◆ Set problem: Look through the records and report how many lines include the word "this", with no other words.

---------- Dataset records

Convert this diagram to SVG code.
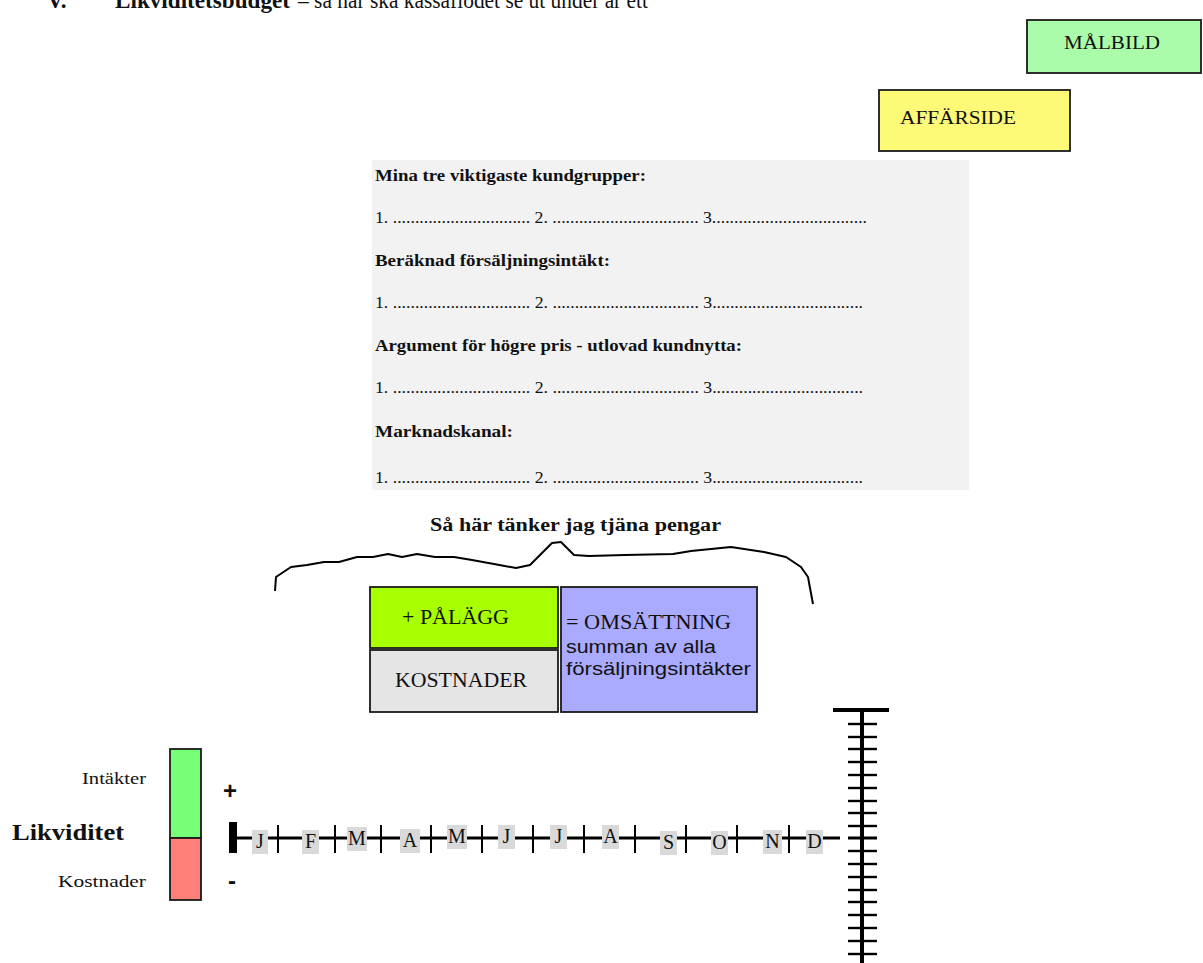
<svg xmlns="http://www.w3.org/2000/svg" width="1203" height="963" viewBox="0 0 1203 963">
<style>
.serif{font-family:"Liberation Serif","Times New Roman",serif;fill:#111}
.sans{font-family:"Liberation Sans",Arial,sans-serif;fill:#111}
.b{font-weight:bold}
.box{stroke:#1a1a1a;stroke-width:1.8}
.lbl{fill:#d9d9d9}
.tick{stroke:#000;stroke-width:2}
.ax{stroke:#000;stroke-width:2.4}
.form{font-size:16px}
.mon{font-size:20px;text-anchor:middle}
</style>
<rect width="1203" height="963" fill="#fff"/>

<g id="header">
<text class="serif b" x="47" y="8" font-size="23">V.</text>
<text class="serif b" x="115" y="8" font-size="23" textLength="175" lengthAdjust="spacingAndGlyphs">Likviditetsbudget</text>
<text class="serif" x="298" y="8" font-size="23" textLength="350" lengthAdjust="spacingAndGlyphs">– så här ska kassaflödet se ut under år ett</text>
</g>

<g id="malbild">
<rect class="box" x="1027" y="20" width="174" height="53" fill="#aafbaa"/>
<text class="serif" x="1064" y="49" font-size="19" textLength="96" lengthAdjust="spacingAndGlyphs">MÅLBILD</text>
</g>

<g id="affarside">
<rect class="box" x="879" y="90" width="191" height="61" fill="#fff978"/>
<text class="serif" x="900" y="124" font-size="19" textLength="116" lengthAdjust="spacingAndGlyphs">AFFÄRSIDE</text>
</g>

<g id="form">
<rect x="372" y="160" width="597" height="330" fill="#f2f2f2"/>
<text class="serif b form" x="375" y="181" textLength="271" lengthAdjust="spacingAndGlyphs">Mina tre viktigaste kundgrupper:</text>
<text class="serif form" x="375" y="223" textLength="492" lengthAdjust="spacingAndGlyphs">1. ............................... 2. ................................. 3...................................</text>
<text class="serif b form" x="375" y="266" textLength="235" lengthAdjust="spacingAndGlyphs">Beräknad försäljningsintäkt:</text>
<text class="serif form" x="375" y="308" textLength="488" lengthAdjust="spacingAndGlyphs">1. ............................... 2. ................................. 3..................................</text>
<text class="serif b form" x="375" y="351" textLength="367" lengthAdjust="spacingAndGlyphs">Argument för högre pris - utlovad kundnytta:</text>
<text class="serif form" x="375" y="393" textLength="488" lengthAdjust="spacingAndGlyphs">1. ............................... 2. ................................. 3..................................</text>
<text class="serif b form" x="375" y="437" textLength="138" lengthAdjust="spacingAndGlyphs">Marknadskanal:</text>
<text class="serif form" x="375" y="483" textLength="488" lengthAdjust="spacingAndGlyphs">1. ............................... 2. ................................. 3..................................</text>
</g>

<g id="money-title">
<text class="serif b" x="430" y="531" font-size="18" textLength="291" lengthAdjust="spacingAndGlyphs">Så här tänker jag tjäna pengar</text>
</g>

<g id="connectors">
<path d="M275,591 L276,577 L291,567 L307,565 L324,562 L339,562 L357,557 L373,557 L388,554 L402,557 L417,554 L435,557 L454,557 L472,560 L494,564 L516,568 L530,565 L552,543 L561,542 L574,555 L589,556 L625,555 L673,554 L691,551 L731,547 L764,552 L786,557 L801,567 L808,577 L810,588 L813,604" fill="none" stroke="#000" stroke-width="2" stroke-linejoin="round"/>
</g>

<g id="palagg">
<rect class="box" x="370" y="587" width="188" height="61" fill="#a8ff00"/>
<text class="serif" x="402" y="624" font-size="20" textLength="107" lengthAdjust="spacingAndGlyphs">+ PÅLÄGG</text>
</g>

<g id="kostnader">
<rect class="box" x="370" y="650" width="188" height="62" fill="#e5e5e5"/>
<text class="serif" x="395" y="687" font-size="20" textLength="132" lengthAdjust="spacingAndGlyphs">KOSTNADER</text>
</g>

<g id="omsattning">
<rect class="box" x="561" y="587" width="196" height="125" fill="#aaaaff"/>
<text class="serif" x="566" y="629" font-size="20" textLength="165" lengthAdjust="spacingAndGlyphs">= OMSÄTTNING</text>
<text class="sans" x="566" y="653" font-size="19" textLength="150" lengthAdjust="spacingAndGlyphs">summan av alla</text>
<text class="sans" x="566" y="675" font-size="19" textLength="185" lengthAdjust="spacingAndGlyphs">försäljningsintäkter</text>
</g>

<g id="liquidity-bar">
<rect class="box" x="170" y="749" width="31" height="89" fill="#77ff77"/>
<rect class="box" x="170" y="838" width="31" height="62" fill="#ff8078" stroke="#3a1a1a"/>
<text class="serif" x="146" y="784" font-size="17" text-anchor="end" textLength="64" lengthAdjust="spacingAndGlyphs">Intäkter</text>
<text class="serif b" x="12" y="840" font-size="23" textLength="112" lengthAdjust="spacingAndGlyphs">Likviditet</text>
<text class="serif" x="146" y="887" font-size="17" text-anchor="end" textLength="88" lengthAdjust="spacingAndGlyphs">Kostnader</text>
<text class="sans b" x="230" y="799" font-size="24" text-anchor="middle">+</text>
<text class="sans b" x="232" y="889" font-size="24" text-anchor="middle">-</text>
</g>

<g id="timeline">
<rect x="229" y="822" width="8" height="31" fill="#000"/>
<line x1="236" y1="838" x2="840" y2="838" stroke="#000" stroke-width="3"/>
<line class="tick" x1="278" y1="825" x2="278" y2="853"/>
<line class="tick" x1="335" y1="825" x2="335" y2="853"/>
<line class="tick" x1="381" y1="825" x2="381" y2="853"/>
<line class="tick" x1="431" y1="825" x2="431" y2="853"/>
<line class="tick" x1="482" y1="825" x2="482" y2="853"/>
<line class="tick" x1="533" y1="825" x2="533" y2="853"/>
<line class="tick" x1="584" y1="825" x2="584" y2="853"/>
<line class="tick" x1="635" y1="825" x2="635" y2="853"/>
<line class="tick" x1="686" y1="825" x2="686" y2="853"/>
<line class="tick" x1="737" y1="825" x2="737" y2="853"/>
<line class="tick" x1="789" y1="825" x2="789" y2="853"/>
<rect class="lbl" x="252" y="830" width="16" height="24"/><text class="serif mon" x="260" y="848">J</text>
<rect class="lbl" x="302" y="830" width="17" height="24"/><text class="serif mon" x="310.5" y="848">F</text>
<rect class="lbl" x="347" y="827" width="20" height="24"/><text class="serif mon" x="357" y="845">M</text>
<rect class="lbl" x="400" y="829" width="20" height="24"/><text class="serif mon" x="410" y="847">A</text>
<rect class="lbl" x="447" y="825" width="20" height="24"/><text class="serif mon" x="457" y="843">M</text>
<rect class="lbl" x="498" y="825" width="17" height="24"/><text class="serif mon" x="506.5" y="843">J</text>
<rect class="lbl" x="550" y="825" width="17" height="24"/><text class="serif mon" x="558.5" y="843">J</text>
<rect class="lbl" x="602" y="825" width="17" height="24"/><text class="serif mon" x="610.5" y="843">A</text>
<rect class="lbl" x="660" y="831" width="17" height="24"/><text class="serif mon" x="668.5" y="849">S</text>
<rect class="lbl" x="711" y="831" width="17" height="24"/><text class="serif mon" x="719.5" y="849">O</text>
<rect class="lbl" x="763" y="830" width="19" height="24"/><text class="serif mon" x="772.5" y="848">N</text>
<rect class="lbl" x="806" y="830" width="17" height="24"/><text class="serif mon" x="814.5" y="848">D</text>
</g>

<g id="axis">
<line x1="862" y1="710" x2="862" y2="963" stroke="#000" stroke-width="4"/>
<line x1="833" y1="710" x2="889" y2="710" stroke="#000" stroke-width="4"/>
<line class="ax" x1="848" y1="724" x2="877" y2="724"/>
<line class="ax" x1="848" y1="737" x2="877" y2="737"/>
<line class="ax" x1="848" y1="749" x2="877" y2="749"/>
<line class="ax" x1="848" y1="762" x2="877" y2="762"/>
<line class="ax" x1="848" y1="775" x2="877" y2="775"/>
<line class="ax" x1="848" y1="788" x2="877" y2="788"/>
<line class="ax" x1="848" y1="801" x2="877" y2="801"/>
<line class="ax" x1="848" y1="813" x2="877" y2="813"/>
<line class="ax" x1="848" y1="826" x2="877" y2="826"/>
<line x1="848" y1="838" x2="877" y2="838" stroke="#000" stroke-width="3"/>
<line class="ax" x1="848" y1="851" x2="877" y2="851"/>
<line class="ax" x1="848" y1="864" x2="877" y2="864"/>
<line class="ax" x1="848" y1="877" x2="877" y2="877"/>
<line class="ax" x1="848" y1="890" x2="877" y2="890"/>
<line class="ax" x1="848" y1="902" x2="877" y2="902"/>
<line class="ax" x1="848" y1="915" x2="877" y2="915"/>
<line class="ax" x1="848" y1="928" x2="877" y2="928"/>
<line class="ax" x1="848" y1="941" x2="877" y2="941"/>
<line class="ax" x1="848" y1="954" x2="877" y2="954"/>
</g>
</svg>
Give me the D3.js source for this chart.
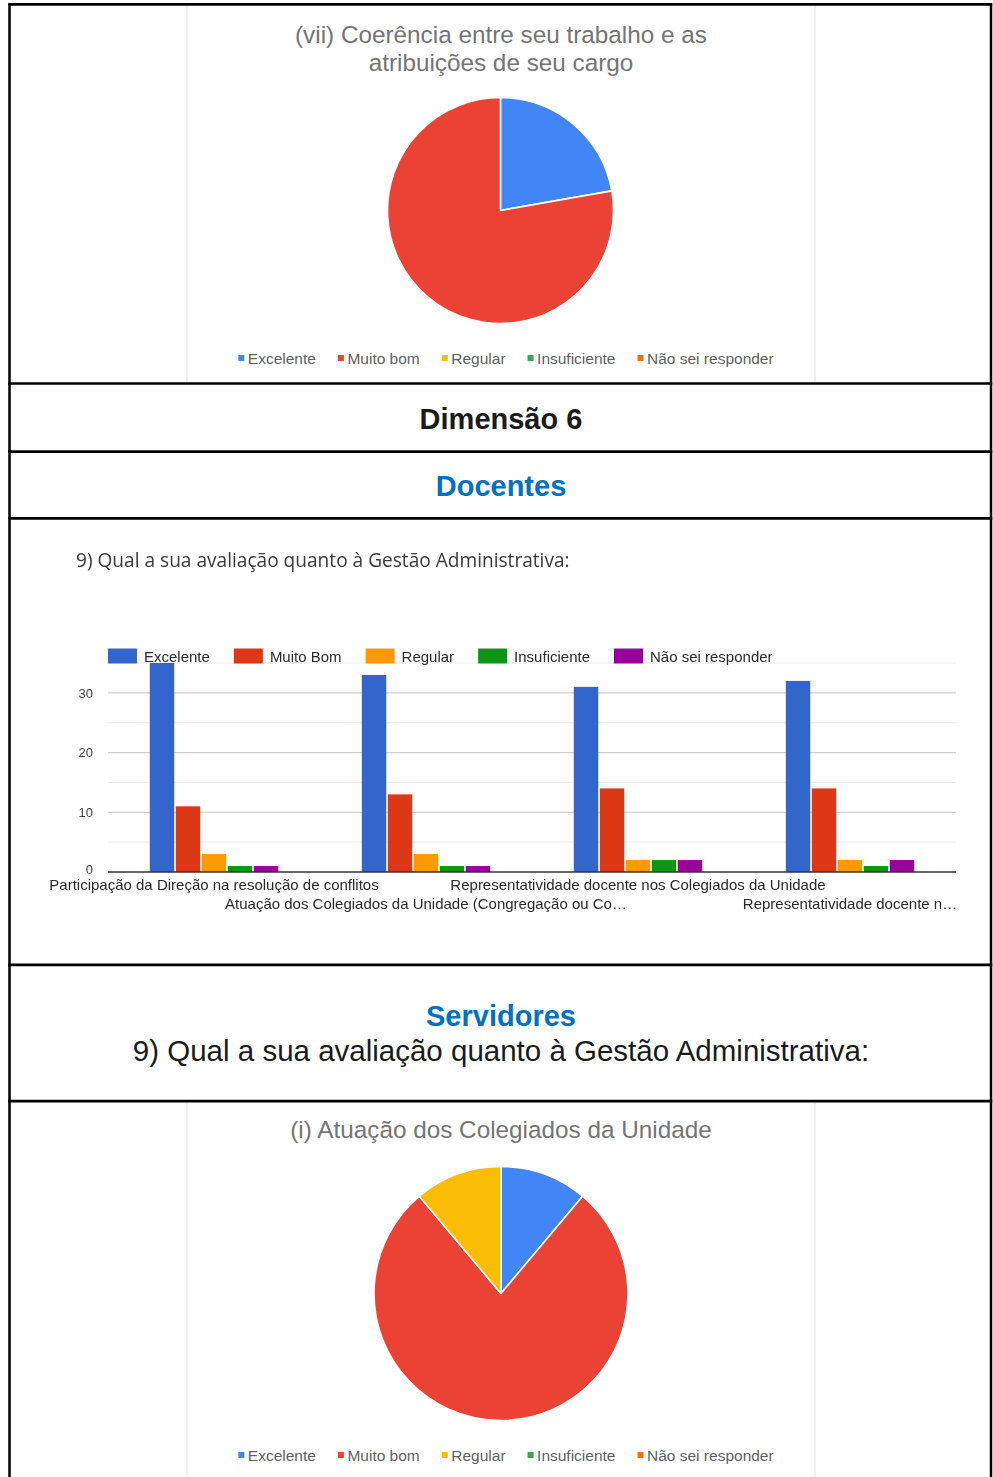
<!DOCTYPE html>
<html>
<head>
<meta charset="utf-8">
<script src="https://cdn.jsdelivr.net/npm/d3@7"></script>
<style>
  body { margin: 0; background: #fff; }
  svg { display: block; }
</style>
</head>
<body>
<script>
// ---- Pie charts (Servidores / questionário) ----
const pieCategories = ["Excelente", "Muito bom", "Regular", "Insuficiente", "Não sei responder"];
const pieColors = ["#4285F4", "#EA4335", "#FBBC04", "#34A853", "#FF6D01"];
const coerenciaCounts = [2, 7, 0, 0, 0];
const colegiadosCounts = [1, 7, 1, 0, 0];
const coerenciaTitle = ["(vii) Coerência entre seu trabalho e as", "atribuições de seu cargo"];
const colegiadosTitle = ["(i) Atuação dos Colegiados da Unidade"];

// ---- Grouped bar chart (Docentes) ----
const barTitle = "9) Qual a sua avaliação quanto à Gestão Administrativa:";
const barCategories = [
  "Participação da Direção na resolução de conflitos",
  "Atuação dos Colegiados da Unidade (Congregação ou Co…",
  "Representatividade docente nos Colegiados da Unidade",
  "Representatividade docente n…"
];
const barSeries = ["Excelente", "Muito Bom", "Regular", "Insuficiente", "Não sei responder"];
const barColors = ["#3366CC", "#DC3912", "#FF9900", "#109618", "#990099"];
const excelenteVals = [35, 33, 31, 32];
const muitoBomVals = [11, 13, 14, 14];
const regularVals = [3, 3, 2, 2];
const insuficienteVals = [1, 1, 2, 1];
const naoSeiVals = [1, 1, 2, 2];
const yTickValues = [0, 10, 20, 30];
const yMinorValues = [5, 15, 25, 35];

// ---- Section headings ----
const dimensaoHeading = "Dimensão 6";
const docentesHeading = "Docentes";
const servidoresHeading = "Servidores";
const servidoresQuestion = "9) Qual a sua avaliação quanto à Gestão Administrativa:";

const W = 993, H = 1477;
const svg = d3.select("body").append("svg").attr("width", W).attr("height", H);
const SANS = "'Liberation Sans', Arial, Helvetica, sans-serif";

// ---------- table grid ----------
const tableLeft = 9.5, tableRight = 991;
const rowLines = [4.3, 383.5, 451.7, 518.3, 964.8, 1101.2];
const grid = svg.append("g").attr("class", "table-grid");

// light frames of the embedded chart images
[[5, 382], [1102.5, H]].forEach(([y0, y1]) => {
  [187, 815].forEach(x => {
    grid.append("line").attr("x1", x).attr("x2", x).attr("y1", y0).attr("y2", y1)
      .attr("stroke", "#e2e2e2").attr("stroke-width", 1);
  });
});

rowLines.forEach(y => {
  grid.append("line").attr("x1", tableLeft - 1.3).attr("x2", tableRight + 1.3)
    .attr("y1", y).attr("y2", y).attr("stroke", "#000").attr("stroke-width", 2.7);
});
[tableLeft, tableRight].forEach(x => {
  grid.append("line").attr("x1", x).attr("x2", x).attr("y1", rowLines[0]).attr("y2", H)
    .attr("stroke", "#000").attr("stroke-width", 2.5);
});

// ---------- headings ----------
const heading = (txt, y, opts) => svg.append("text")
  .attr("x", 501).attr("y", y).attr("text-anchor", "middle")
  .attr("font-family", SANS).attr("font-size", opts.size)
  .attr("font-weight", opts.weight || "normal").attr("fill", opts.color)
  .text(txt);

heading(dimensaoHeading, 428.5, { size: 29, weight: "bold", color: "#1b1b1b" });
heading(docentesHeading, 496, { size: 29, weight: "bold", color: "#0070C0" });
heading(servidoresHeading, 1026, { size: 29, weight: "bold", color: "#0070C0" });
heading(servidoresQuestion, 1061, { size: 29.5, color: "#1b1b1b" });

// ---------- pie chart helper ----------
function drawPie(counts, titleLines, o) {
  const g = svg.append("g");
  titleLines.forEach((t, i) => {
    g.append("text").attr("x", 501).attr("y", o.titleY + i * 28)
      .attr("text-anchor", "middle").attr("font-family", SANS)
      .attr("font-size", 24.3).attr("fill", "#757575").text(t);
  });

  const data = pieCategories.map((c, i) => ({ cat: c, value: counts[i], color: pieColors[i] }));
  const pie = d3.pie().sort(null).value(d => d.value);
  const arc = d3.arc().innerRadius(0).outerRadius(o.r);
  g.append("g").attr("transform", `translate(${o.cx},${o.cy})`)
    .selectAll("path").data(pie(data).filter(d => d.data.value > 0)).join("path")
    .attr("d", arc).attr("fill", d => d.data.color)
    .attr("stroke", "#fff").attr("stroke-width", 1.6).attr("stroke-linejoin", "round");

  // legend: small square + label, centred under the pie
  const lg = g.append("g");
  const items = lg.selectAll("g").data(data).join("g");
  items.append("rect").attr("width", 6).attr("height", 6).attr("y", -3)
    .attr("fill", d => d.color);
  items.append("text").attr("x", 9.5).attr("y", 5.5)
    .attr("font-family", SANS).attr("font-size", 15.5).attr("fill", "#5f5f5f")
    .text(d => d.cat);
  let x = 0;
  items.each(function () {
    d3.select(this).attr("transform", `translate(${x},0)`);
    x += 9.5 + d3.select(this).select("text").node().getComputedTextLength() + 22;
  });
  const total = x - 22;
  lg.attr("transform", `translate(${506 - total / 2},${o.legendY})`);
}

drawPie(coerenciaCounts, coerenciaTitle, { cx: 500.5, cy: 210.5, r: 113, titleY: 43, legendY: 358 });
drawPie(colegiadosCounts, colegiadosTitle, { cx: 501, cy: 1293.5, r: 127, titleY: 1138, legendY: 1455 });

// ---------- grouped bar chart ----------
const defs = svg.append("defs");
defs.append("filter").attr("id", "soft").attr("x", "-5%").attr("y", "-5%")
  .attr("width", "110%").attr("height", "110%")
  .append("feGaussianBlur").attr("stdDeviation", 0.55);

const bc = svg.append("g").attr("filter", "url(#soft)");
const plotL = 108, plotR = 956, plotB = 872, plotT = 663;

bc.append("text").attr("x", 76).attr("y", 567)
  .attr("font-family", "'Open Sans', sans-serif").attr("font-size", 19.1).attr("fill", "#3a3a3a")
  .text(barTitle);

const seriesValues = [excelenteVals, muitoBomVals, regularVals, insuficienteVals, naoSeiVals];
const x0 = d3.scaleBand().domain(barCategories).range([plotL, plotR])
  .paddingInner(0.387).paddingOuter(0.1935);
const x1 = d3.scaleBand().domain(barSeries).range([0, x0.bandwidth()])
  .paddingInner(0.06).paddingOuter(0.03);
const y = d3.scaleLinear().domain([0, 35]).range([plotB, plotT]);
const color = d3.scaleOrdinal().domain(barSeries).range(barColors);

// gridlines
bc.append("g").selectAll("line").data(yMinorValues).join("line")
  .attr("x1", plotL).attr("x2", plotR).attr("y1", d => y(d)).attr("y2", d => y(d))
  .attr("stroke", "#ececec").attr("stroke-width", 1);
bc.append("g").selectAll("line").data(yTickValues.filter(v => v > 0)).join("line")
  .attr("x1", plotL).attr("x2", plotR).attr("y1", d => y(d)).attr("y2", d => y(d))
  .attr("stroke", "#d0d0d0").attr("stroke-width", 1.2);

// bars
const groups = bc.append("g").selectAll("g").data(barCategories).join("g")
  .attr("transform", d => `translate(${x0(d)},0)`);
groups.selectAll("rect")
  .data((cat, ci) => barSeries.map((s, si) => ({ s, v: seriesValues[si][ci] })))
  .join("rect")
  .attr("x", d => x1(d.s)).attr("width", x1.bandwidth())
  .attr("y", d => y(d.v)).attr("height", d => y(0) - y(d.v))
  .attr("fill", d => color(d.s));

// baseline
bc.append("line").attr("x1", plotL).attr("x2", plotR).attr("y1", y(0)).attr("y2", y(0))
  .attr("stroke", "#333").attr("stroke-width", 1.4);

// y axis labels (the zero label sits just above the category labels)
const yAxis = bc.append("g").attr("transform", "translate(93,0)")
  .call(d3.axisLeft(y).tickValues(yTickValues).tickSize(0).tickPadding(0));
yAxis.select(".domain").remove();
yAxis.selectAll("text").attr("font-family", SANS).attr("font-size", 13).attr("fill", "#444")
  .attr("dy", d => d === 0 ? "0.1em" : "0.32em");

// x category labels, staggered on two rows
bc.append("g").selectAll("text").data(barCategories).join("text")
  .attr("x", d => x0(d) + x0.bandwidth() / 2)
  .attr("y", (d, i) => i % 2 === 0 ? 889.5 : 909)
  .attr("text-anchor", "middle").attr("font-family", SANS)
  .attr("font-size", 15).attr("fill", "#2a2a2a")
  .text(d => d);

// legend above the plot
const blg = bc.append("g").attr("transform", `translate(${plotL},656)`);
let lx = 0;
barSeries.forEach(s => {
  const it = blg.append("g").attr("transform", `translate(${lx},0)`);
  it.append("rect").attr("y", -7.5).attr("width", 29).attr("height", 15).attr("fill", color(s));
  const t = it.append("text").attr("x", 36).attr("y", 5.5)
    .attr("font-family", SANS).attr("font-size", 15).attr("fill", "#2a2a2a").text(s);
  lx += 36 + t.node().getComputedTextLength() + 24;
});
</script>
</body>
</html>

--------------------

◆ Exercise output: 4